Visibility - Nearly anything moving through the air can be detected. Even gasoline vapors, which are otherwise invisible, refract light and give a "ripple" effect. Today it's very cheap to buy very, very good photography equipment - cameras in the 20+ megapixel range and with the sheer number of spectators at events, someone would catch a shot of it happening, sooner or later.
Size - Anything capable of making that much of a difference would likely take up a fair amount of space, if not for the substance itself, then for the delivery system, most likely pressurization of some sort.
Volatility - Again, anything capable of making that much of a difference is likely going to be very cold, very harmful to people, or otherwise unwanted anywhere near one's head.
Safety - Even if the substance and it's delivery methods were safe, compromising a helmet is something nobody wants to do. Every square centimeter of material removed from the helmet for a delivery system would be one less square centimeter of energy absorbing materials protecting one's head in a crash situation.
The concept is creative, I'll give it that, but realistic...not as far as I can see.
Good points. However I think these could be overcome with enough effort.
Visibility: The 'ripple effect' can be dismissed as buffetting off the helmet. The outlet nozzle can be oriented to simulate the buffetted air.
Plus the system would not have to be used at every track. Just at the 'weaker' tracks. Or possibly only at one or two of the 'weaker' tracks.
Size and safety: Remember that the system does not need to supply a prolonged increase in power. A slight reorder of qualifying results or pit stops can change the outcome of a race. Assuming the storage would be in lieu of the driver's drink supply system, only a reroute (& resize) of the 'straw' thru the helmet's air vents would be needed to run through the helmet without sacrificing helmet integrity. No helmet material removal required. Pressurization only needs to be in the bottle and we've all seen those small (sometimes annoying) foghorns.
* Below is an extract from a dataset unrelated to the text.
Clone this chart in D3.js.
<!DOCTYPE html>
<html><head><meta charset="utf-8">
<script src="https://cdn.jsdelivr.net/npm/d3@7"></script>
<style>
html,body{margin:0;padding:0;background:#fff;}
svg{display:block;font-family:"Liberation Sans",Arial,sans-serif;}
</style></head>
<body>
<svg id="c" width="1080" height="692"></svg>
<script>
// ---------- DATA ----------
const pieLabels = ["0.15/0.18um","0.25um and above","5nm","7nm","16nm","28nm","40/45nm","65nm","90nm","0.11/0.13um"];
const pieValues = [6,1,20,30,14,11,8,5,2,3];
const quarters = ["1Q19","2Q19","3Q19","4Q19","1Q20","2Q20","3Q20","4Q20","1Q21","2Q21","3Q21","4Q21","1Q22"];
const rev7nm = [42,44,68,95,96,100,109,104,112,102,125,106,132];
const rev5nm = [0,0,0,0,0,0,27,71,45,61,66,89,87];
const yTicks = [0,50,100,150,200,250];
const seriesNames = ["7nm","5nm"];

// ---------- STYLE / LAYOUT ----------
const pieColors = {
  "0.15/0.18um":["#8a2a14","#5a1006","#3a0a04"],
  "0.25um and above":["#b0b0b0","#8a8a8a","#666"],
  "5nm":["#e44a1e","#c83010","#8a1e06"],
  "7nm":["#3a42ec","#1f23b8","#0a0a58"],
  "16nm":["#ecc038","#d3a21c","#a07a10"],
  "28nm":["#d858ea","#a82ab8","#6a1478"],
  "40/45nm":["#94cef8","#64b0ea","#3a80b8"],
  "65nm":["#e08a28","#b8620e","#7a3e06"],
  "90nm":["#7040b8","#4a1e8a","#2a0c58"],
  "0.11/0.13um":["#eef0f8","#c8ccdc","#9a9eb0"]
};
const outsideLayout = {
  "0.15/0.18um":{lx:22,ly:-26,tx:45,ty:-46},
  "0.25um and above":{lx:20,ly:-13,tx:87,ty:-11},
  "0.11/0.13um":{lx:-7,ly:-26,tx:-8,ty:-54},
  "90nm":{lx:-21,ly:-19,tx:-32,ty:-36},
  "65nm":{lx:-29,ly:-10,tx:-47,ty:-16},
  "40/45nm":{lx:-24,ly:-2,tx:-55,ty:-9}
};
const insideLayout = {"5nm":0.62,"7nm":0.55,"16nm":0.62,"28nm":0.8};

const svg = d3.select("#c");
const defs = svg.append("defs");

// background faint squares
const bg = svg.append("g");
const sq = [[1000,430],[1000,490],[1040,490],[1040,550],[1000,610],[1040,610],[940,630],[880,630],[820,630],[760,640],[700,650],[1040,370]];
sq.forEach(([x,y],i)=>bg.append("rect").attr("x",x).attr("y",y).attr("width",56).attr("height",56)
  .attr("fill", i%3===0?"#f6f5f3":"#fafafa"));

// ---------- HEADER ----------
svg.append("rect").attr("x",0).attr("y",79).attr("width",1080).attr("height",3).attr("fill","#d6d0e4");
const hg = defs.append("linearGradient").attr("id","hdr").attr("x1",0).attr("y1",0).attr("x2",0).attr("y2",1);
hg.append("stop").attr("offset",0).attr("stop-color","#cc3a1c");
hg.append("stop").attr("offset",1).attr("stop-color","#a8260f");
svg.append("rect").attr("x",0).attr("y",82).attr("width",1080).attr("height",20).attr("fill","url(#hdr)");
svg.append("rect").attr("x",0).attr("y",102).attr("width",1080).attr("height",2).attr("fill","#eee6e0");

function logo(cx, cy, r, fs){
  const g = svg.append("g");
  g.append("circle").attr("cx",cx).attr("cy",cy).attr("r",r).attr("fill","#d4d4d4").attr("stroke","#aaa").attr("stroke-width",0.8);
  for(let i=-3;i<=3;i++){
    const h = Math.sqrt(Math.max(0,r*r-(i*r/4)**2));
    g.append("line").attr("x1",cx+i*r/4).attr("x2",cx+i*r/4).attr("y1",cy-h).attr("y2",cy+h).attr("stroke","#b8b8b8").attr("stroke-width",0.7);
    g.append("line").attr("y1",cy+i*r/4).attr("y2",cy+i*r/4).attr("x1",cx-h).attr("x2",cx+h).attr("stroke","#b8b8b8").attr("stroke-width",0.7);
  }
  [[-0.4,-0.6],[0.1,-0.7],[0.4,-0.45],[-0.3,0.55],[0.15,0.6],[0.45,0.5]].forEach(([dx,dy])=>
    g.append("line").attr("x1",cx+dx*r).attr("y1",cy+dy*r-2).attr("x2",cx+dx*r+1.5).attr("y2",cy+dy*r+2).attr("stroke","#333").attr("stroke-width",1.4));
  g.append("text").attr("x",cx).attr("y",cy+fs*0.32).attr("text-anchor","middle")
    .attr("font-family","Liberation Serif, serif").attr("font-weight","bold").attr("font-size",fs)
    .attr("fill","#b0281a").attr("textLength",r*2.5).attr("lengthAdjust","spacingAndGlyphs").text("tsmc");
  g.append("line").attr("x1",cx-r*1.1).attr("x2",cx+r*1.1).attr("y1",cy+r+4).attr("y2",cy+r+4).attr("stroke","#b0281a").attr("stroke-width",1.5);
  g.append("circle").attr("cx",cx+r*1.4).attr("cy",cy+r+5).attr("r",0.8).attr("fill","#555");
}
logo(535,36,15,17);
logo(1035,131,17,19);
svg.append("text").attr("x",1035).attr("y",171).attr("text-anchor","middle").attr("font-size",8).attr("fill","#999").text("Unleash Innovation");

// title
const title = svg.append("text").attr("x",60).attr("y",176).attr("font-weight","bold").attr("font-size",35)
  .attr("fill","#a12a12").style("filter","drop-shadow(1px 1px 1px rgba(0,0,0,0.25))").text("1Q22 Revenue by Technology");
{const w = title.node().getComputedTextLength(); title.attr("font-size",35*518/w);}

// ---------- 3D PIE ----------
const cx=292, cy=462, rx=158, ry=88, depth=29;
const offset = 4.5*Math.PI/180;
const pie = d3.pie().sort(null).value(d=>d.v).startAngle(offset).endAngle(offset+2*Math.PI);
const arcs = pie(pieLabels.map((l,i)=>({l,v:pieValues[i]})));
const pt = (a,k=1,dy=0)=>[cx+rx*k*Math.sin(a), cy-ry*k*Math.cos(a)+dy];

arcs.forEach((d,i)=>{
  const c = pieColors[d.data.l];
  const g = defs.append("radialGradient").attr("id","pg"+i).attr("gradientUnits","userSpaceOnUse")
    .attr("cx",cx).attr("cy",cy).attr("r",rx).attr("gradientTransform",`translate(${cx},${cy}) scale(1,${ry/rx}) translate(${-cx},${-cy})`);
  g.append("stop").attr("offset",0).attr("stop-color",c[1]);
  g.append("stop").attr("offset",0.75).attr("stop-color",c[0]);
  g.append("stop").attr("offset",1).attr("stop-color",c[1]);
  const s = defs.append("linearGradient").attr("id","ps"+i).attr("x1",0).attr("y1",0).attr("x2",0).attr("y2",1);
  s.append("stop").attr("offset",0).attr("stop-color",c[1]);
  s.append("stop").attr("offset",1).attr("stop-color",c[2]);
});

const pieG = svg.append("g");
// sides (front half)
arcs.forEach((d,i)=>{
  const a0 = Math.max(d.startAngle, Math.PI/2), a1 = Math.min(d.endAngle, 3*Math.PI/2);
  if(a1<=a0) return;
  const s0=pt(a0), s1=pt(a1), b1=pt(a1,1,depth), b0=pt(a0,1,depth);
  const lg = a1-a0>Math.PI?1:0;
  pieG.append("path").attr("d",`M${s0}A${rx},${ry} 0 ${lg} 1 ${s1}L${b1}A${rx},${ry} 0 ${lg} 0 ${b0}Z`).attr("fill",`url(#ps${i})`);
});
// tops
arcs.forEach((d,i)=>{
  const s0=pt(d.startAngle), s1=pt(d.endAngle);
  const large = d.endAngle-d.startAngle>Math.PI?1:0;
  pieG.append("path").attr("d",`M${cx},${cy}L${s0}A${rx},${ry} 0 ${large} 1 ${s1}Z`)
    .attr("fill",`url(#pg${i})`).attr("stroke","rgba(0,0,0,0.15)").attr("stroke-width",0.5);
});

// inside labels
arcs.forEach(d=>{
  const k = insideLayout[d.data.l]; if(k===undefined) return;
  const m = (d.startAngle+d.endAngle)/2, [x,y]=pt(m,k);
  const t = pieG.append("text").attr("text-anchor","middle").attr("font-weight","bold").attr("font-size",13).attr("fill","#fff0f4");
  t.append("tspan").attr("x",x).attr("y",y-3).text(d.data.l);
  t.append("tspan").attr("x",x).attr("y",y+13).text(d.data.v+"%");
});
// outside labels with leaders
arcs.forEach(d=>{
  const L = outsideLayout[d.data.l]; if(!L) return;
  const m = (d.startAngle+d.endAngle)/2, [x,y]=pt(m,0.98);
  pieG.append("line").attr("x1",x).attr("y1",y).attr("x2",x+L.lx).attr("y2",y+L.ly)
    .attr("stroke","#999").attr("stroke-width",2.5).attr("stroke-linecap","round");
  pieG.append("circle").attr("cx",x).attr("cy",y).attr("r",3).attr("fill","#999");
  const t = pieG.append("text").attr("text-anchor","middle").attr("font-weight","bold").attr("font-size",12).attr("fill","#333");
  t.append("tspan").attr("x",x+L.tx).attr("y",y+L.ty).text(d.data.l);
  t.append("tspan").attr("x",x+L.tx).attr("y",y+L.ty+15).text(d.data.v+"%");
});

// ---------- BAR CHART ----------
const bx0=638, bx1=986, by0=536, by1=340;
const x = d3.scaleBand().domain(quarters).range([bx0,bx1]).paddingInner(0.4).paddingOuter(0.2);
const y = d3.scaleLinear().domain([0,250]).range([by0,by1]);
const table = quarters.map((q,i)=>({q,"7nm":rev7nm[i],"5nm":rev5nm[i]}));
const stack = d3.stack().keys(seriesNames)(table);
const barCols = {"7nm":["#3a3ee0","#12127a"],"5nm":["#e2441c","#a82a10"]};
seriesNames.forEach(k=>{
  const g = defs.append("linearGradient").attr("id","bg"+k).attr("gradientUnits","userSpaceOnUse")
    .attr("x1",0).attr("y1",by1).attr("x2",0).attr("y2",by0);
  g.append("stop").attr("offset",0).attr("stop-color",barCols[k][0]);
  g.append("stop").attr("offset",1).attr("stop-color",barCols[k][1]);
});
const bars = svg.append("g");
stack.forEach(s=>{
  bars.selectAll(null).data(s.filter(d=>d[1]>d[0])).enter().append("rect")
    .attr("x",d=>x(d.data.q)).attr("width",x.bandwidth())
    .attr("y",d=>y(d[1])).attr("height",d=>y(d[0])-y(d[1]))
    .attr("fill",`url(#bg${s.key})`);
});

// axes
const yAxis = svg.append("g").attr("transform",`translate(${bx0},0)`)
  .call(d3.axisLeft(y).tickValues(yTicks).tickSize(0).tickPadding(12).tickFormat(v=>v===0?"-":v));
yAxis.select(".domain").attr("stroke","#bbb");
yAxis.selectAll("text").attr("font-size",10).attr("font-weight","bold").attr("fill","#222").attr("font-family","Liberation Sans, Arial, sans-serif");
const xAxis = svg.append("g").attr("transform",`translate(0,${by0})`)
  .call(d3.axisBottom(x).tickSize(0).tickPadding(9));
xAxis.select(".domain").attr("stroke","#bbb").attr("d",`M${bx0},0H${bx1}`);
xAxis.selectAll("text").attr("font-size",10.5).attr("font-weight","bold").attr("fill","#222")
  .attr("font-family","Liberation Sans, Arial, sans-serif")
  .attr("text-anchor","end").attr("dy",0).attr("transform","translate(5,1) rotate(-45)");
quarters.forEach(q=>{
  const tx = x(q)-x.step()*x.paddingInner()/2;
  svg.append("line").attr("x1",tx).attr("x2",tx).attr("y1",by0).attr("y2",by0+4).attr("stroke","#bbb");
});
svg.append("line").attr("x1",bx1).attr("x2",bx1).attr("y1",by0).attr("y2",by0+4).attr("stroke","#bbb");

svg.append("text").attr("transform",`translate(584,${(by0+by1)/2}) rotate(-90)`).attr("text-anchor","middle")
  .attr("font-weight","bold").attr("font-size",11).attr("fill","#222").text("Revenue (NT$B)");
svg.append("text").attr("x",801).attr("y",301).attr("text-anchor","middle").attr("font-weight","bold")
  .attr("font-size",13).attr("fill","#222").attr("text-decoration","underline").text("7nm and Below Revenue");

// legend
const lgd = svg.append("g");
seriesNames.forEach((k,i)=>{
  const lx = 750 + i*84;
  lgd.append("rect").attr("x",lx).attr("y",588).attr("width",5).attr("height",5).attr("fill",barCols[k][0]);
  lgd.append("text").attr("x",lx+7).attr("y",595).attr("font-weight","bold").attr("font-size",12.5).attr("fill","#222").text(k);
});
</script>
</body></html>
Volatility: Although somewhat of a fire hazard, oxygen gas (or some other balanced, noble gas combination of it) doesn't pose the threat say a gasoline supplement would.
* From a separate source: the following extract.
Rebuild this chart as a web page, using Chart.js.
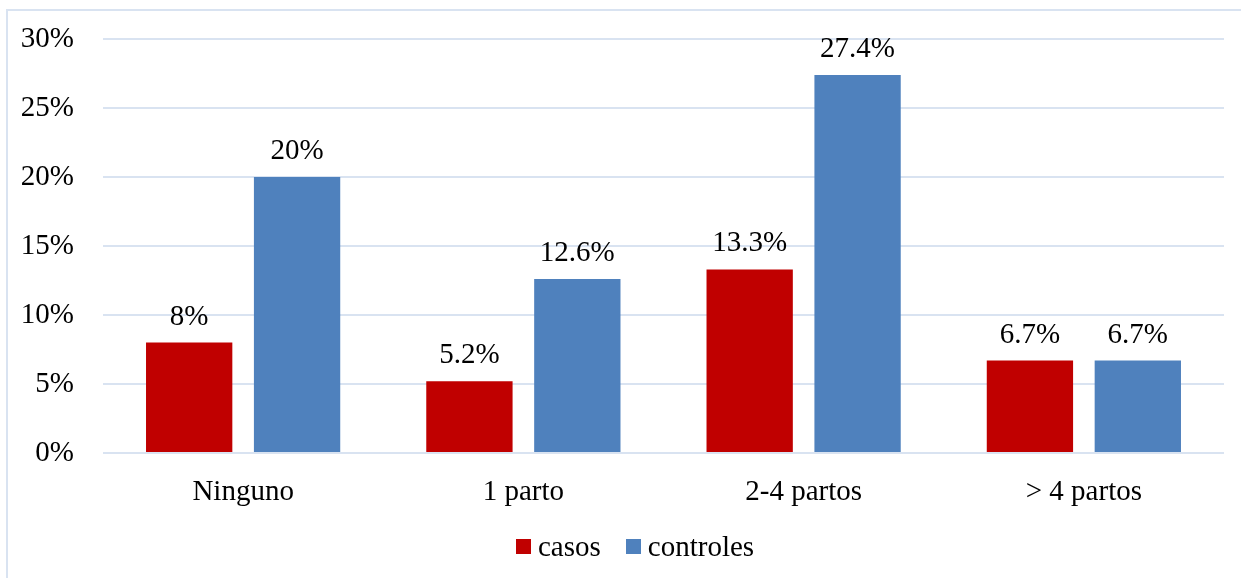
<!DOCTYPE html>
<html>
<head>
<meta charset="utf-8">
<script src="https://cdn.jsdelivr.net/npm/chart.js@4"></script>
<style>
  html, body { margin: 0; padding: 0; background: #fff; overflow: hidden; }
  #wrap { position: relative; width: 1241px; height: 578px; }
  #frame {
    position: absolute; left: 6px; top: 9px; width: 1300px; height: 650px;
    border: 2px solid #D9E3F1; box-sizing: border-box;
  }
  #chart { position: absolute; left: 0; top: 0; }
  #leyenda {
    position: absolute; left: 516px; top: 527px; height: 38px;
    display: flex; align-items: center;
    font-family: 'Liberation Serif', 'Times New Roman', serif; font-size: 29px; color: #000;
  }
  #leyenda .item { display: flex; align-items: center; margin-right: 25px; }
  #leyenda .caja { width: 15px; height: 15px; margin-right: 7px; }
</style>
</head>
<body>
<div id="wrap">
  <div id="frame"></div>
  <canvas id="chart" width="1241" height="578"></canvas>
  <div id="leyenda"></div>
</div>
<script>
const categorias = ["Ninguno", "1 parto", "2-4 partos", "> 4 partos"];
const casos = [8, 5.2, 13.3, 6.7];
const controles = [20, 12.6, 27.4, 6.7];
const ejeMax = 30;
const ejePaso = 5;

const fuente = "'Liberation Serif', 'Times New Roman', serif";
const colores = ["#C00000", "#4F81BD"];

// etiquetas de valor encima de cada barra
const etiquetasBarras = {
  id: "etiquetasBarras",
  afterDatasetsDraw(chart) {
    const ctx = chart.ctx;
    ctx.save();
    ctx.font = "29px " + fuente;
    ctx.fillStyle = "#000";
    ctx.textAlign = "center";
    ctx.textBaseline = "alphabetic";
    chart.data.datasets.forEach((ds, i) => {
      chart.getDatasetMeta(i).data.forEach((bar, j) => {
        ctx.fillText(ds.data[j] + "%", bar.x, bar.y - 18);
      });
    });
    ctx.restore();
  },
};

const ctx = document.getElementById("chart").getContext("2d");
const grafico = new Chart(ctx, {
  type: "bar",
  data: {
    labels: categorias,
    datasets: [
      {
        label: "casos",
        data: casos,
        backgroundColor: colores[0],
        categoryPercentage: 0.77,
        barPercentage: 0.8,
      },
      {
        label: "controles",
        data: controles,
        backgroundColor: colores[1],
        categoryPercentage: 0.77,
        barPercentage: 0.8,
      },
    ],
  },
  options: {
    responsive: false,
    animation: false,
    layout: { padding: { top: 39, right: 17, left: 0, bottom: 0 } },
    plugins: {
      tooltip: { enabled: false },
      legend: { display: false },
    },
    scales: {
      x: {
        grid: { display: false },
        border: { display: false },
        ticks: { color: "#000", padding: 14, font: { family: fuente, size: 29 } },
        afterFit(scale) { scale.height = 125; },
      },
      y: {
        min: 0,
        max: ejeMax,
        grid: { color: "#D9E3F1", lineWidth: 2, drawTicks: false },
        border: { display: false },
        ticks: {
          stepSize: ejePaso,
          padding: 29,
          color: "#000",
          font: { family: fuente, size: 29 },
          callback: (v) => v + "%",
        },
        afterFit(scale) {
          scale.width = 103;
          scale.paddingTop = 0;
          scale.paddingBottom = 0;
        },
      },
    },
  },
  plugins: [etiquetasBarras],
});

// leyenda en HTML con los mismos colores de las series
const leyenda = document.getElementById("leyenda");
grafico.data.datasets.forEach((ds) => {
  const item = document.createElement("div");
  item.className = "item";
  const caja = document.createElement("span");
  caja.className = "caja";
  caja.style.background = ds.backgroundColor;
  const texto = document.createElement("span");
  texto.textContent = ds.label;
  item.appendChild(caja);
  item.appendChild(texto);
  leyenda.appendChild(item);
});
</script>
</body>
</html>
As is natural for 'concepts', quite a few things are assumed. Actual power increase, actual effect on lap times, amount of substance required, the effect of adding any substance suddenly to the engine intake, reduction of effect by the air cleaner, etc. Is it feasible? I think it is. Would I do it as an amatuer? No because of personal ethics (gratification of winning fairly). Would I do it in the pro leagues? No because the risk of getting caught is too great. I'm more thumbs up about 'grey area' cheats (innovation) than blatant cheats.
Why does it seem like I'm defending this as if I support teams doing it? Boredom.